Praktijkgebieden: Arbeidsrecht
UWV houdt de hand op de knip bij het toekennen van WW-uitkeringen. Dit is op zich niets nieuws; uitkeringsinstanties hebben door de jaren heen al vaker geprobeerd de wet zodanig te interpreteren dat uitkeringen konden worden geweigerd. Sinds de invoering van de Flexwet (1 januari 1999) heeft de uitkeringsinstantie daar meer mogelijkheden voor, waar het dankbaar gebruik van maakt.

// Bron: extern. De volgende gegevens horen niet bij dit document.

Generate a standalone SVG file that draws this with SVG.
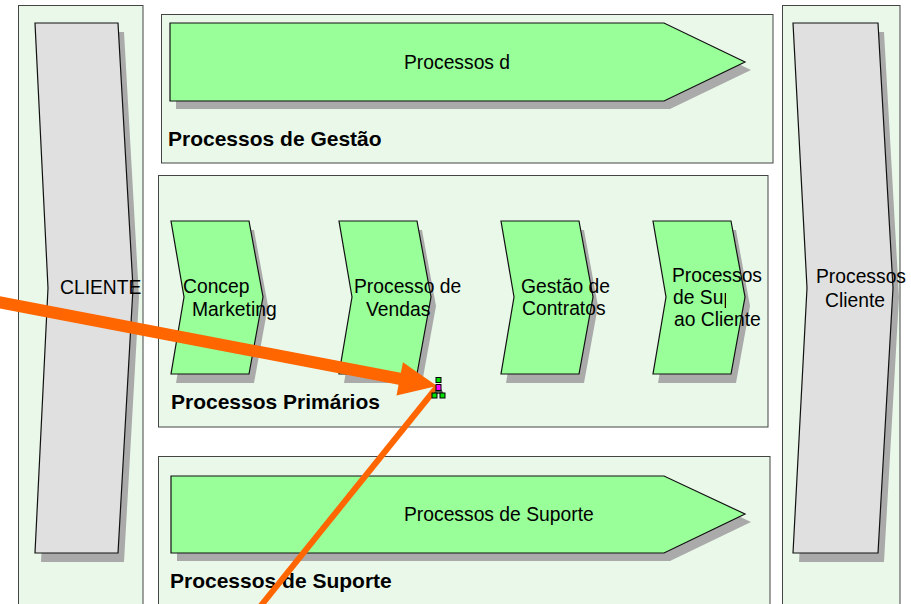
<svg xmlns="http://www.w3.org/2000/svg" width="911" height="604" viewBox="0 0 911 604">
<style>
.box{fill:#EAF8EA;stroke:#444;stroke-width:1}
.shadow{fill:#AAAAAA}
.green{fill:#99FF99;stroke:#111;stroke-width:1.2}
.gray{fill:#E0E0E0;stroke:#111;stroke-width:1.2}
.t{font-family:"Liberation Sans",Arial,sans-serif;font-size:19.3px;fill:#000}
.b{font-family:"Liberation Sans",Arial,sans-serif;font-size:21px;font-weight:bold;fill:#000}
.h{stroke:#000;stroke-width:1}
</style>
<defs>
<path id="chev" d="M0,0 L78,0 L92,76 L78,153 L0,153 L13,76 Z"/>
<clipPath id="clipSup"><rect x="600" y="200" width="126" height="200"/></clipPath>
</defs>
<rect width="911" height="604" fill="#fff"/>

<g id="cliente">
<rect class="box" x="18.5" y="5.5" width="124.5" height="610"/>
<path class="shadow" d="M41,32 L124,32 L139,297 L124,562 L41,562 L54,297 Z"/>
<path class="gray" d="M35,23 L118,23 L133,288 L118,553 L35,553 L48,288 Z"/>
<text class="t" x="60" y="294">CLIENTE</text>
</g>

<g id="processos-cliente">
<rect class="box" x="782.5" y="5.5" width="117.5" height="610"/>
<path class="shadow" d="M799,32 L884,32 L899,297 L884,562 L799,562 L813,297 Z"/>
<path class="gray" d="M793,23 L878,23 L893,288 L878,553 L793,553 L807,288 Z"/>
<text class="t" x="816" y="283">Processos</text>
<text class="t" x="825" y="307">Cliente</text>
</g>

<g id="gestao">
<rect class="box" x="161.5" y="14.5" width="611.5" height="148.5"/>
<path class="shadow" d="M176,31 L670,31 L751,70 L670,109 L176,109 Z"/>
<path class="green" d="M170,23 L664,23 L745,62 L664,101 L170,101 Z"/>
<text class="t" x="404" y="69">Processos d</text>
<text class="b" x="168" y="146">Processos de Gestão</text>
</g>

<g id="primarios">
<rect class="box" x="158.5" y="175.5" width="609.5" height="251.5"/>
<text class="b" x="171" y="409">Processos Primários</text>
</g>

<g id="concep">
<use href="#chev" class="shadow" x="176" y="230"/>
<use href="#chev" class="green" x="171" y="221"/>
<text class="t" x="183" y="293">Concep</text>
<text class="t" x="192" y="316">Marketing</text>
</g>

<g id="vendas">
<use href="#chev" class="shadow" x="344" y="230"/>
<use href="#chev" class="green" x="339" y="221"/>
<text class="t" x="354" y="293">Processo de</text>
<text class="t" x="366" y="316">Vendas</text>
</g>

<g id="contratos">
<use href="#chev" class="shadow" x="506" y="230"/>
<use href="#chev" class="green" x="501" y="221"/>
<text class="t" x="521" y="293">Gestão de</text>
<text class="t" x="522" y="315">Contratos</text>
</g>

<g id="suporte-cliente">
<use href="#chev" class="shadow" x="658" y="230"/>
<use href="#chev" class="green" x="653" y="221"/>
<text class="t" x="672" y="282">Processos</text>
<text class="t" x="673" y="304" clip-path="url(#clipSup)">de Sup</text>
<text class="t" x="674" y="326">ao Cliente</text>
</g>

<g id="suporte">
<rect class="box" x="158.5" y="456.5" width="611.5" height="160"/>
<path class="shadow" d="M177,484 L670,484 L751,522 L670,561 L177,561 Z"/>
<path class="green" d="M171,476 L664,476 L745,514 L664,553 L171,553 Z"/>
<text class="t" x="404" y="521">Processos de Suporte</text>
<text class="b" x="170" y="588">Processos de Suporte</text>
</g>

<g id="connectors">
<line x1="-5" y1="301.5" x2="401" y2="379" stroke="#FF6600" stroke-width="12"/>
<polygon points="437,386 402.9,362.2 396.5,395.6" fill="#FF6600"/>
<line x1="437" y1="387" x2="255" y2="613" stroke="#FF6600" stroke-width="6"/>
<polygon points="438,384 434,394 444,394" fill="#555"/>
<rect class="h" x="436" y="377.5" width="5" height="5" fill="#00E000"/>
<rect class="h" x="436" y="384.5" width="5" height="6" fill="#FF00FF"/>
<rect class="h" x="432" y="393" width="5" height="5" fill="#00E000"/>
<rect class="h" x="440" y="393" width="5" height="5" fill="#00E000"/>
</g>
</svg>
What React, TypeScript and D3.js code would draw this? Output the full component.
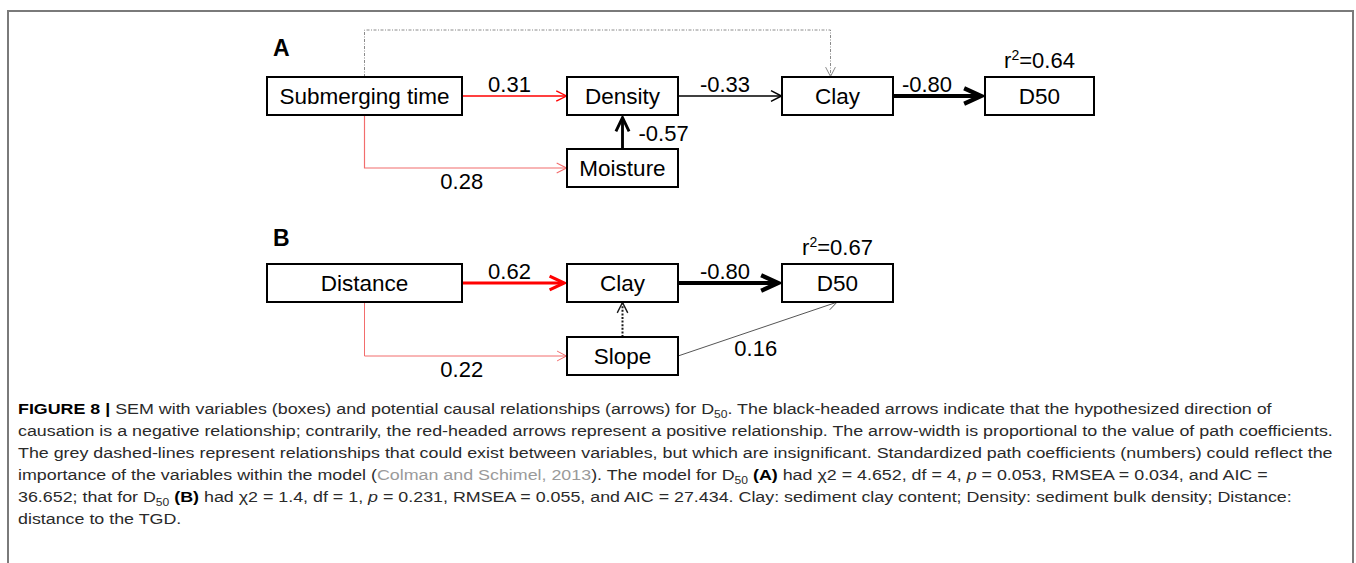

De Flexwet heeft een wachttijd voor de WW geïntroduceerd: als de arbeidsovereenkomst eindigt door ontbinding door de kantonrechter en de werknemer krijgt een vergoeding, dan geldt die vergoeding als loon over de opzegtermijn, en gedurende die periode krijgt de werknemer geen WW. Als de rechter ontbindt is een opzegtermijn uiteraard niet van toepassing, en daarom spreekt men over een “fictieve opzegtermijn”, die wordt berekend vanaf de datum waarop de rechter zijn uitspraak doet. Om het nog wat ingewikkelder te maken: die fictieve opzegtermijn is gelijk aan de termijn die zou hebben gegolden bij opzegging, minus een maand. De uitkeringsinstanties hadden al eens eerder geprobeerd de WW op deze manier toe te passen, maar zonder succes: vóór de Flexwet was er geen wettelijke basis aan de wachttijd, en de rechter maakte een poging van het toenmalige GAK dan ook ongedaan.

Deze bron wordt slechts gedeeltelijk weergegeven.